Not sure if you are aware of this or not, but fan films aren't licensed to borrow content from other movies unless they pay up to whomever owns the rights to the characters, title, etc., sooo... The franchise could still sue HIM. I highly doubt an up-and-coming filmmaker who spent "500 dollars" as he claims (not that I'm disputing it, but he could have put any number he wanted in there and how could we disprove it?) has the money to afford paying the licensing fees to the original production company. And no, simply crediting the music, characters, etc. to the original artists in credits and/or disclaimer is not enough. If you wanna use Hollywood Intellectual Property, you're gonna have to pay up; otherwise you're rolling the dice on whether or not you're gonna get sued for IP theft.
Soooo... long story short, while this "fan film" may have come up with this new spin, the source material is still copyrighted, thus the fan film is still ripping off Hollywood IP.
If Jack uses another Jill's intellectual property to make his own movie, he can't watch Jill use his IP to make a movie and then claim she stole his ideas.
I think we should celebrate the sharing of culture and exchange of ideas as long as no theft is actually occurring. If anything, the indie filmmaker stole from the Predator guys. I do despair at artists and creatives being hurt by the theft from companies (or their peers) but I'm not worried about the original owners of a property making movies.
Nothing stops them from doing that all the time. For example Pixels was a ripoff of a short movie, the short movies maker tried to sue them to stop, they lost the court and released the movie anyway. And now what was a cool short movie is replaced in peoples mind by the absolute garbage hollywood put out.
surely that would mean the short movie authors were entitled to a cut? probly a big one?

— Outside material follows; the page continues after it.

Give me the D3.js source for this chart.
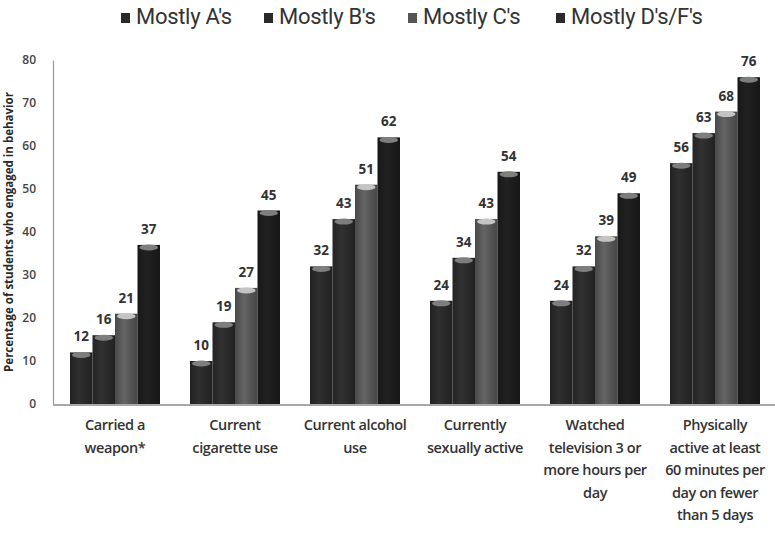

...as per Silent Bob's point in "Jay & Silent Bob strike back" Silent Bob: Oh, but I think it is. We had a deal with you on the comics, remember? For likeness rights? And as we're not only the artistic basis, but also obviously the character basis for your intellectual property, "Bluntman and Chronic," when said property was optioned by Miramax Films, you were legally obliged to secure our permission to transfer the concept to another medium. As you failed to do that, Banky, you are in breach of the original contract. Ergo, you find yourself in a VERY actionable position.